- _WORK TO BE COMPLETED_: Write out all the lines again, precisely as they stand, but without the images.
*** DATA SEGMENT ***
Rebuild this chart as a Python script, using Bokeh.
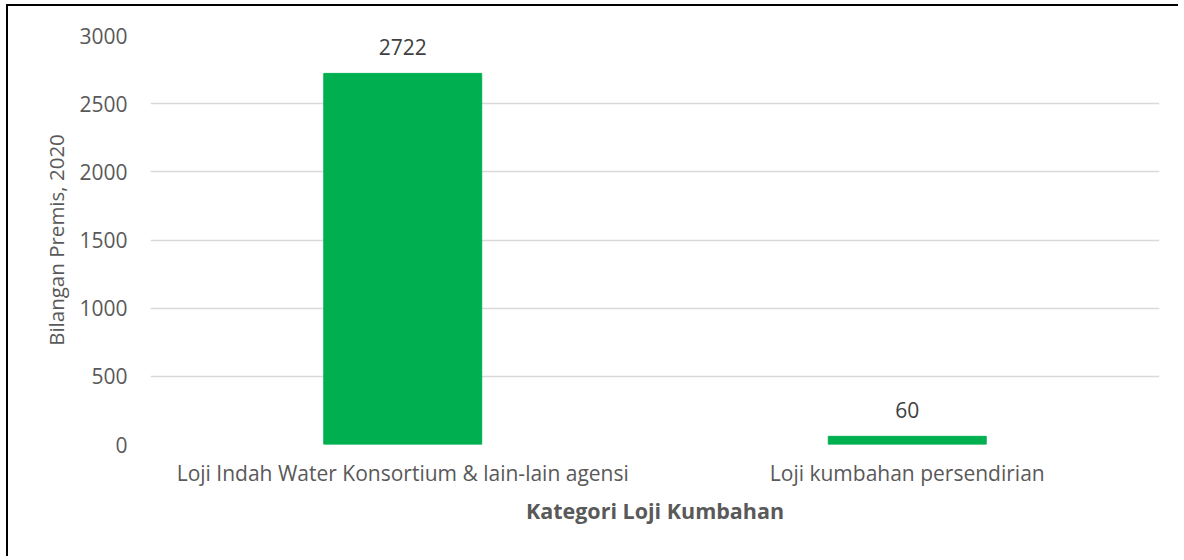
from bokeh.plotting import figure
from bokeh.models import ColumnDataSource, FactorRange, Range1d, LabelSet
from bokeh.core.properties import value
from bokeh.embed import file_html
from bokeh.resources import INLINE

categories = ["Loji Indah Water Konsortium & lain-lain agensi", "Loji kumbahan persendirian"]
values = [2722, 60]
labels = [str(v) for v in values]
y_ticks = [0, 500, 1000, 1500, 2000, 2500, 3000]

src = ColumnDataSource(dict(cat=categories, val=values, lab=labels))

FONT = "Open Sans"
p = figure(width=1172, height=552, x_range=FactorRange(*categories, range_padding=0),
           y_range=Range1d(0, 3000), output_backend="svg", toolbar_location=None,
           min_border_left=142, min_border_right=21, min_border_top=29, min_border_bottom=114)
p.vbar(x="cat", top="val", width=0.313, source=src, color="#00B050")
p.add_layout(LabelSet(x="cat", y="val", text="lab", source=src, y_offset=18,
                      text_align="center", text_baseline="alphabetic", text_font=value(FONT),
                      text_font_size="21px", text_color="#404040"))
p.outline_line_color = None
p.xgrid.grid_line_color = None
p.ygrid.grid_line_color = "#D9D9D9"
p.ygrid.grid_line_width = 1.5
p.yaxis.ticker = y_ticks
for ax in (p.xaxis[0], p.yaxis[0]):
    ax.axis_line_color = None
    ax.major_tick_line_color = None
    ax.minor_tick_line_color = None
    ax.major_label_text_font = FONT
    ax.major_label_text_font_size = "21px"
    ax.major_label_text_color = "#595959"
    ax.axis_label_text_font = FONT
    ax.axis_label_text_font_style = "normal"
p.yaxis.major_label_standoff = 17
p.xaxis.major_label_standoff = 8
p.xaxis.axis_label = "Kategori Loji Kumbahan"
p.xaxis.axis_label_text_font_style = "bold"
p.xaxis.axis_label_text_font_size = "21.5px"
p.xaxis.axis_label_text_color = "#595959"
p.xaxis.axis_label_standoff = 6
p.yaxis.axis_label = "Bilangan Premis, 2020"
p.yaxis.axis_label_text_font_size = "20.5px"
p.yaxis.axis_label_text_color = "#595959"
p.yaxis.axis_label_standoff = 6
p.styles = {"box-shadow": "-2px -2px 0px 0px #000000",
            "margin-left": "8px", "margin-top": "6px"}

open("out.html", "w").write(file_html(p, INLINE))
***
- _RESULT OF THE EXERCISE_:
Rebuild this chart as a Python script, using Bokeh.
from bokeh.plotting import figure
from bokeh.models import ColumnDataSource, FactorRange, Range1d, LabelSet
from bokeh.core.properties import value
from bokeh.embed import file_html
from bokeh.resources import INLINE

categories = ["Loji Indah Water Konsortium & lain-lain agensi", "Loji kumbahan persendirian"]
values = [2722, 60]
labels = [str(v) for v in values]
y_ticks = [0, 500, 1000, 1500, 2000, 2500, 3000]

src = ColumnDataSource(dict(cat=categories, val=values, lab=labels))

FONT = "Open Sans"
p = figure(width=1172, height=552, x_range=FactorRange(*categories, range_padding=0),
           y_range=Range1d(0, 3000), output_backend="svg", toolbar_location=None,
           min_border_left=142, min_border_right=21, min_border_top=29, min_border_bottom=114)
p.vbar(x="cat", top="val", width=0.313, source=src, color="#00B050")
p.add_layout(LabelSet(x="cat", y="val", text="lab", source=src, y_offset=18,
                      text_align="center", text_baseline="alphabetic", text_font=value(FONT),
                      text_font_size="21px", text_color="#404040"))
p.outline_line_color = None
p.xgrid.grid_line_color = None
p.ygrid.grid_line_color = "#D9D9D9"
p.ygrid.grid_line_width = 1.5
p.yaxis.ticker = y_ticks
for ax in (p.xaxis[0], p.yaxis[0]):
    ax.axis_line_color = None
    ax.major_tick_line_color = None
    ax.minor_tick_line_color = None
    ax.major_label_text_font = FONT
    ax.major_label_text_font_size = "21px"
    ax.major_label_text_color = "#595959"
    ax.axis_label_text_font = FONT
    ax.axis_label_text_font_style = "normal"
p.yaxis.major_label_standoff = 17
p.xaxis.major_label_standoff = 8
p.xaxis.axis_label = "Kategori Loji Kumbahan"
p.xaxis.axis_label_text_font_style = "bold"
p.xaxis.axis_label_text_font_size = "21.5px"
p.xaxis.axis_label_text_color = "#595959"
p.xaxis.axis_label_standoff = 6
p.yaxis.axis_label = "Bilangan Premis, 2020"
p.yaxis.axis_label_text_font_size = "20.5px"
p.yaxis.axis_label_text_color = "#595959"
p.yaxis.axis_label_standoff = 6
p.styles = {"box-shadow": "-2px -2px 0px 0px #000000",
            "margin-left": "8px", "margin-top": "6px"}

open("out.html", "w").write(file_html(p, INLINE))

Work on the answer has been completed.